Various things are bought and sold for a price. My employer sells automated fingerprint identification systems, and government agencies buy them at particular prices. United Airlines sells seats (and food, and baggage transportation, and other things), and passengers buy them at particular prices. Apple sells phones, and people buy them at particular prices.
One pricing strategy does not fit all.
Think of the concept of a "reverse auction" in which, rather than prices going upward until someone can buy something, prices go downward until someone can sell something. Reverse auctions work better in some instances than in other instances.
Peter Evans-Greenwood:
An airline seat or hotel room has zero value if is not occupied, so there's an urgency on behalf of both the retailer and customer to cut a deal. The customer wants to occupy the room (or seat) on a specific date (or, at least, within a narrow date range). The merchant wants to sell the room (or seat) as a potential profit will be quickly transformed into a cost if it's not filled.

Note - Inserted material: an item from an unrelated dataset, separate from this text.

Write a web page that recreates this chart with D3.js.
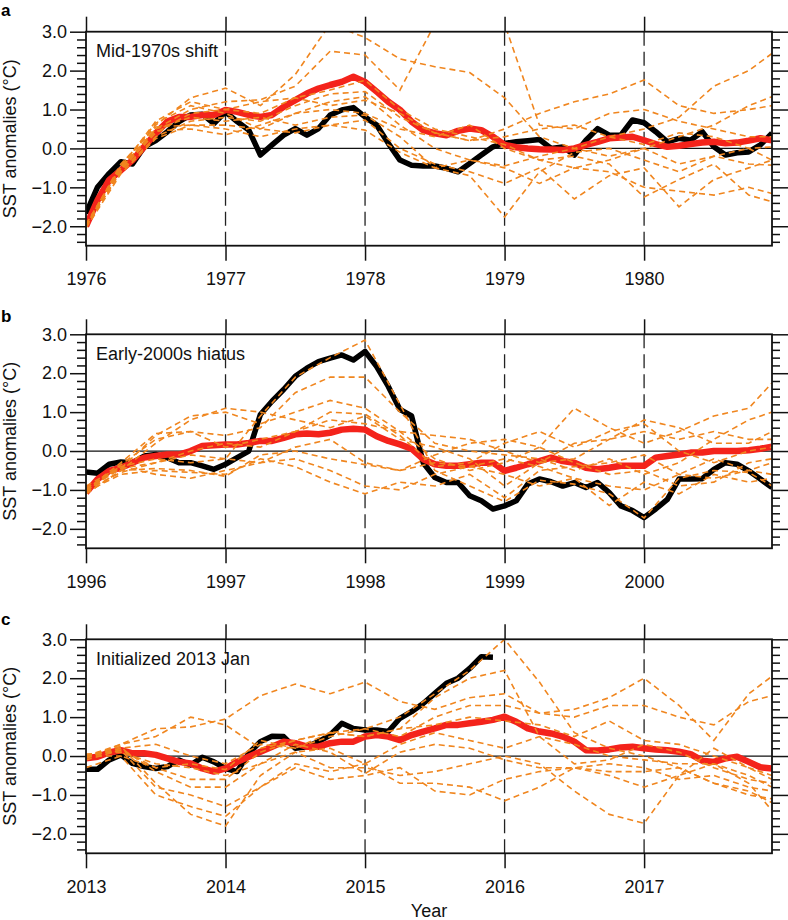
<!DOCTYPE html>
<html><head><meta charset="utf-8">
<script src="https://cdn.jsdelivr.net/npm/d3@7"></script>
<style>body{margin:0;background:#fff}text{font-family:"Liberation Sans",Arial,Helvetica,sans-serif}</style>
</head><body><svg id="chart" width="788" height="920"></svg>
<script>
// ---------- DATA ----------
const months = d3.range(60);
const ensMonths = [0,3,6,9,12,15,18,21,24,27,30,33,36,39,42,45,48,51,54,57,59];
const yMajor = [-2,-1,0,1,2,3];
const yMinor = [-2.4,-2.2,-1.8,-1.6,-1.4,-1.2,-0.8,-0.6,-0.4,-0.2,0.2,0.4,0.6,0.8,1.2,1.4,1.6,1.8,2.2,2.4,2.6,2.8];
const yearTickMonths = [0,12,24,36,48];

const yearsA = ["1976","1977","1978","1979","1980"];
const yearsB = ["1996","1997","1998","1999","2000"];
const yearsC = ["2013","2014","2015","2016","2017"];
const titles = ["Mid-1970s shift","Early-2000s hiatus","Initialized 2013 Jan"];
const panelLetters = ["a","b","c"];

const obsA = [-1.67,-0.99,-0.64,-0.34,-0.4,0.04,0.2,0.43,0.69,0.86,0.88,0.64,0.94,0.69,0.47,-0.17,0.09,0.34,0.51,0.34,0.51,0.86,0.99,1.05,0.81,0.6,0.13,-0.3,-0.43,-0.45,-0.45,-0.51,-0.6,-0.39,-0.17,0.04,0.13,0.17,0.2,0.23,0.0,0.04,-0.17,0.21,0.51,0.34,0.34,0.73,0.66,0.43,0.17,0.26,0.21,0.43,0.04,-0.17,-0.11,-0.09,0.09,0.39];
const meanA = [-2.0,-1.33,-0.81,-0.56,-0.3,0.04,0.39,0.69,0.81,0.81,0.86,0.86,0.99,0.94,0.86,0.81,0.86,1.07,1.24,1.41,1.54,1.63,1.71,1.84,1.71,1.46,1.2,0.99,0.69,0.47,0.39,0.34,0.45,0.51,0.47,0.3,0.09,0.03,0.0,-0.02,-0.03,-0.04,0.0,0.09,0.17,0.26,0.28,0.3,0.21,0.11,0.04,0.07,0.11,0.15,0.17,0.13,0.15,0.2,0.26,0.21];
const ensA = [
 [-2.0,-0.45,0.6,1.3,1.55,1.1,1.9,3.2,2.85,2.3,2.1,1.95,1.3,0.3,0.0,-0.2,0.0,0.3,0.6,1.1,1.33],
 [-1.95,-0.5,0.5,1.0,1.2,1.25,1.6,2.5,2.4,1.5,3.2,3.3,3.2,0.6,0.5,0.9,1.0,0.7,0.5,0.3,0.3],
 [-2.0,-0.55,0.4,0.9,1.0,0.9,1.3,1.5,1.75,1.0,0.5,0.3,0.1,-0.3,-0.5,-0.3,0.0,-0.4,-0.2,0.0,-0.3],
 [-2.0,-0.6,0.3,0.7,0.8,0.7,1.1,1.4,1.46,0.8,0.4,0.2,0.5,0.9,1.2,1.4,1.76,1.1,0.9,1.0,1.1],
 [-2.05,-0.65,0.25,0.6,0.6,0.5,0.9,1.2,1.33,0.6,0.0,-0.3,-0.45,-0.2,0.0,0.3,0.5,0.8,1.6,2.0,2.44],
 [-2.0,-0.5,0.5,0.8,0.7,0.8,0.6,0.8,0.86,0.3,-0.5,-0.7,-1.76,-0.6,-0.1,0.0,-0.3,-0.6,-0.2,-0.4,-0.43],
 [-1.95,-0.45,0.65,1.1,0.9,0.5,0.4,0.6,0.73,0.0,-0.4,-0.6,-0.9,-0.5,-1.3,-0.7,-0.5,-1.5,-0.8,-0.5,-0.3],
 [-2.0,-0.4,0.55,0.6,0.5,0.3,0.5,0.6,0.47,-0.1,-0.5,-0.3,-0.5,-0.9,-0.5,-0.6,-1.0,-1.1,-1.2,-1.0,-1.16],
 [-2.0,-0.55,0.45,0.5,0.35,0.6,0.9,1.0,0.9,0.5,0.3,0.6,0.0,-0.3,-0.2,-0.4,-1.25,-0.8,-0.4,-1.2,-1.37],
 [-2.0,-0.5,0.7,1.2,1.0,1.2,1.3,1.1,1.24,0.9,0.4,0.2,0.3,0.5,0.6,0.3,0.1,0.4,0.3,0.0,0.04]
];

const obsB = [-0.54,-0.57,-0.34,-0.28,-0.3,-0.13,-0.09,-0.17,-0.3,-0.3,-0.38,-0.47,-0.34,-0.17,0.0,0.94,1.28,1.58,1.92,2.13,2.3,2.39,2.47,2.34,2.56,2.17,1.66,1.07,0.9,-0.3,-0.68,-0.81,-0.81,-1.15,-1.28,-1.49,-1.41,-1.28,-0.85,-0.72,-0.79,-0.9,-0.81,-0.94,-0.81,-1.07,-1.41,-1.53,-1.71,-1.49,-1.24,-0.72,-0.72,-0.71,-0.47,-0.3,-0.34,-0.51,-0.72,-0.94];
const meanB = [-1.07,-0.72,-0.51,-0.43,-0.3,-0.17,-0.13,-0.09,-0.09,0.0,0.13,0.15,0.17,0.17,0.21,0.26,0.26,0.34,0.43,0.45,0.43,0.47,0.55,0.57,0.55,0.38,0.26,0.17,0.06,-0.21,-0.34,-0.38,-0.38,-0.34,-0.3,-0.3,-0.51,-0.43,-0.34,-0.26,-0.17,-0.26,-0.3,-0.43,-0.47,-0.43,-0.38,-0.38,-0.38,-0.17,-0.13,-0.09,-0.04,-0.04,0.0,0.0,0.0,0.02,0.06,0.11];
const ensB = [
 [-1.0,-0.4,-0.2,-0.3,-0.2,0.9,1.9,2.4,2.85,1.2,-0.5,-0.9,-1.3,-0.75,-0.85,-1.1,-1.72,-0.7,-0.5,-0.55,-0.9],
 [-1.05,-0.35,0.3,0.5,0.4,0.6,1.5,1.9,1.9,1.0,0.2,0.0,-0.1,-0.2,-0.5,-0.2,-0.6,-0.3,0.3,0.8,1.0],
 [-0.95,-0.45,0.4,0.9,1.0,0.7,1.0,1.3,1.1,0.5,-0.2,-0.5,-0.3,0.1,1.1,0.6,0.2,0.5,0.9,1.1,1.75],
 [-1.1,-0.5,0.2,0.8,1.1,1.0,0.8,0.6,0.9,0.3,0.1,-0.2,-0.9,-0.3,-0.2,0.3,0.8,0.6,0.2,0.2,0.5],
 [-1.0,-0.3,0.45,0.5,0.1,0.3,0.5,1.0,0.95,0.4,-0.4,-0.3,0.2,0.5,0.1,0.5,0.7,0.0,-0.3,0.0,0.1],
 [-1.0,-0.55,-0.3,-0.1,-0.2,-0.3,-0.2,-0.5,-0.9,-1.0,-0.6,-0.4,-0.6,-0.9,-0.7,-0.9,-1.0,-0.6,-0.2,-0.5,-0.6],
 [-1.05,-0.6,-0.5,-0.55,-0.6,-0.2,-0.4,-0.8,-1.1,-0.8,-0.9,-0.6,-1.2,-0.5,-0.4,-0.3,-0.1,-0.6,-0.7,-0.5,-0.3],
 [-0.9,-0.4,-0.6,-0.7,-0.5,-0.3,0.1,0.3,-0.3,-0.5,-0.1,0.2,0.3,0.1,-0.3,-0.6,-0.5,-0.9,-0.8,-0.3,-0.2],
 [-1.0,-0.45,-0.3,0.0,0.2,0.1,0.5,0.8,0.7,0.5,0.4,0.3,0.0,-0.3,0.2,0.3,0.5,0.3,0.5,0.3,0.3],
 [-1.1,-0.5,-0.45,-0.5,-0.65,-0.1,0.0,-0.2,-0.35,-0.5,-0.3,-0.4,-0.2,-0.4,-0.7,-1.4,-0.8,-1.1,-0.6,-0.8,-0.7]
];

const obsC = [-0.34,-0.34,-0.1,0.03,-0.19,-0.27,-0.32,-0.27,-0.1,-0.23,-0.03,-0.15,-0.32,-0.4,0.07,0.37,0.51,0.5,0.2,0.24,0.37,0.54,0.84,0.71,0.67,0.67,0.63,0.97,1.14,1.35,1.61,1.87,2.0,2.25,2.55,2.54];
const meanC = [-0.06,-0.02,0.09,0.15,0.07,0.07,0.03,-0.06,-0.15,-0.19,-0.32,-0.4,-0.32,-0.15,-0.02,0.11,0.24,0.37,0.33,0.24,0.24,0.33,0.37,0.37,0.5,0.54,0.5,0.41,0.54,0.63,0.71,0.8,0.8,0.84,0.88,0.93,1.01,0.88,0.71,0.63,0.58,0.5,0.37,0.15,0.14,0.17,0.22,0.24,0.2,0.17,0.15,0.11,0.05,-0.12,-0.15,-0.06,-0.02,-0.15,-0.29,-0.32];
const ensC = [
 [-0.05,0.3,0.7,0.75,0.95,1.55,1.85,1.6,1.9,1.4,1.2,1.5,1.6,1.1,1.2,1.5,2.0,1.3,0.4,1.6,2.05],
 [-0.3,0.0,-0.3,-0.2,-0.35,0.4,0.2,0.5,0.7,1.0,1.6,2.2,3.0,1.9,0.6,0.2,0.0,-0.3,-0.7,-0.9,-1.2],
 [-0.05,0.2,0.3,0.0,-0.2,0.3,0.2,0.6,0.7,0.5,1.0,1.3,1.3,1.1,1.0,1.3,1.3,1.0,0.8,1.4,1.55],
 [0.0,0.15,-0.3,-0.6,-0.6,0.1,0.4,0.6,0.5,0.7,0.8,1.0,0.9,0.8,0.5,0.9,0.4,0.3,0.0,-0.3,-0.6],
 [0.05,0.1,-0.2,-0.3,-0.5,-0.2,0.1,0.2,-0.2,0.3,0.6,0.4,0.2,0.5,0.3,0.0,-0.1,-0.2,-0.2,-0.5,-0.8],
 [0.0,0.2,-0.4,-0.8,-0.8,-0.2,0.3,0.1,-0.45,0.1,0.3,0.2,-0.1,-0.3,-0.3,-0.4,-0.4,-0.3,-0.7,-1.0,-1.1],
 [-0.1,0.15,-0.8,-1.0,-1.3,-0.8,-0.2,-0.4,-0.2,-0.7,-0.7,-0.8,-1.15,-0.8,-0.3,-0.2,-0.3,-0.6,-0.5,-0.8,-0.9],
 [0.0,0.0,-1.0,-1.3,-1.55,-0.8,-0.3,-0.6,-0.5,-0.3,-0.9,-1.0,-0.6,-0.4,-0.3,-0.5,-0.8,-0.5,-0.2,-0.7,-1.4],
 [0.0,0.25,-0.7,-1.5,-1.8,-0.5,0.1,-0.3,-0.3,-0.5,-0.4,-0.2,0.0,-0.2,-0.9,-1.5,-1.73,-0.5,0.2,-0.3,-0.5],
 [0.0,0.3,0.5,1.0,0.8,0.2,0.4,0.6,0.5,0.7,1.5,2.0,2.2,0.5,-0.2,-0.1,0.3,0.1,-0.3,-0.6,-0.7]
];

// ---------- LAYOUT ----------
const svg = d3.select("#chart");
const left = 86, right = 772, H = 214;
const panelTops = [31.7, 334.3, 639.3];
const letterY = [16, 322, 625];
const panels = [
  {years: yearsA, obs: obsA, mean: meanA, ens: ensA},
  {years: yearsB, obs: obsB, mean: meanB, ens: ensB},
  {years: yearsC, obs: obsC, mean: meanC, ens: ensC}
];
const x = d3.scaleLinear().domain([0, 59]).range([left, right]);
const fmt = d3.format(".1f");

panels.forEach((p, i) => {
  const top = panelTops[i], bottom = top + H;
  const y = d3.scaleLinear().domain([-2.5, 3]).range([bottom, top]);
  const g = svg.append("g");

  const clipId = "clip" + i;
  svg.append("clipPath").attr("id", clipId).append("rect")
    .attr("x", left).attr("y", top).attr("width", right - left).attr("height", H);

  // dashed year lines inside
  g.selectAll(".vdash").data(yearTickMonths.slice(1)).join("line")
    .attr("x1", d => x(d)).attr("x2", d => x(d)).attr("y1", top).attr("y2", bottom)
    .attr("stroke", "#222").attr("stroke-width", 1.3).attr("stroke-dasharray", "14,6");

  // zero line
  g.append("line").attr("x1", left).attr("x2", right).attr("y1", y(0)).attr("y2", y(0))
    .attr("stroke", "#111").attr("stroke-width", 1.2);

  const lines = g.append("g").attr("clip-path", `url(#${clipId})`);
  const lineMonthly = d3.line().x((d, k) => x(months[k])).y(d => y(d));
  const lineEns = d3.line().x((d, k) => x(ensMonths[k])).y(d => y(d));

  lines.append("path").datum(p.obs).attr("d", lineMonthly)
    .attr("fill", "none").attr("stroke", "#000").attr("stroke-width", 5.5)
    .attr("stroke-linejoin", "round");
  lines.append("path").datum(p.mean).attr("d", lineMonthly)
    .attr("fill", "none").attr("stroke", "#f4231b").attr("stroke-width", 6.5)
    .attr("stroke-linejoin", "round");
  lines.selectAll(".ens").data(p.ens).join("path").attr("d", lineEns)
    .attr("fill", "none").attr("stroke", "#f0861f").attr("stroke-width", 1.6)
    .attr("stroke-dasharray", "6,4");

  // axes
  const axStyle = sel => {
    sel.select(".domain").remove();
    sel.selectAll("line").attr("stroke", "#111").attr("stroke-width", 1.5);
    sel.selectAll("text").attr("font-size", 18).attr("fill", "#111")
      .attr("font-family", '"Liberation Sans", Arial, Helvetica, sans-serif');
  };
  g.append("g").attr("transform", `translate(${left},0)`)
    .call(d3.axisLeft(y).tickValues(yMajor).tickSize(16).tickPadding(3).tickFormat(fmt)).call(axStyle);
  g.append("g").attr("transform", `translate(${left},0)`)
    .call(d3.axisLeft(y).tickValues(yMinor).tickSize(9).tickFormat("")).call(axStyle);
  g.append("g").attr("transform", `translate(${right},0)`)
    .call(d3.axisRight(y).tickValues(yMajor).tickSize(16).tickFormat("")).call(axStyle);
  g.append("g").attr("transform", `translate(${right},0)`)
    .call(d3.axisRight(y).tickValues(yMinor).tickSize(8).tickFormat("")).call(axStyle);
  g.append("g").attr("transform", `translate(0,${bottom})`)
    .call(d3.axisBottom(x).tickValues(yearTickMonths).tickSize(15).tickPadding(11.5)
      .tickFormat((d, k) => p.years[k])).call(axStyle);
  g.append("g").attr("transform", `translate(0,${top})`)
    .call(d3.axisTop(x).tickValues(yearTickMonths).tickSize(15).tickFormat("")).call(axStyle);

  // frame
  g.append("rect").attr("x", left).attr("y", top).attr("width", right - left).attr("height", H)
    .attr("fill", "none").attr("stroke", "#111").attr("stroke-width", 1.8);

  // y label
  g.append("text").attr("transform", `translate(16,${(top + bottom) / 2}) rotate(-90)`)
    .attr("text-anchor", "middle").attr("font-size", 18).attr("fill", "#111")
    .text("SST anomalies (°C)");

  // panel title
  g.append("text").attr("x", 96).attr("y", top + 25.5).attr("font-size", 18).attr("fill", "#111")
    .text(titles[i]);

  // panel letter
  g.append("text").attr("x", 1).attr("y", letterY[i]).attr("font-size", 17).attr("font-weight", "bold")
    .attr("fill", "#000").text(panelLetters[i]);
});

svg.append("text").attr("x", (left + right) / 2).attr("y", 917).attr("text-anchor", "middle")
  .attr("font-size", 18).attr("fill", "#111").text("Year");
</script></body></html>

Retail today is a little different though....
The problem with any differentiated pricing strategy (such as dynamic pricing) where there is no compelling reason to buy is that you've just provided the smart customers with an opportunity to sit back and cherry pick the products they want at the lowest prices.
The ramifications? Not good.
I'm sure that management consultants have 3 or 5 or 7 or 99 different variables that enter into a pricing strategy, but "freshness" of the product clearly has to be one of them. Vegetables and desktop computers have different shelf lives.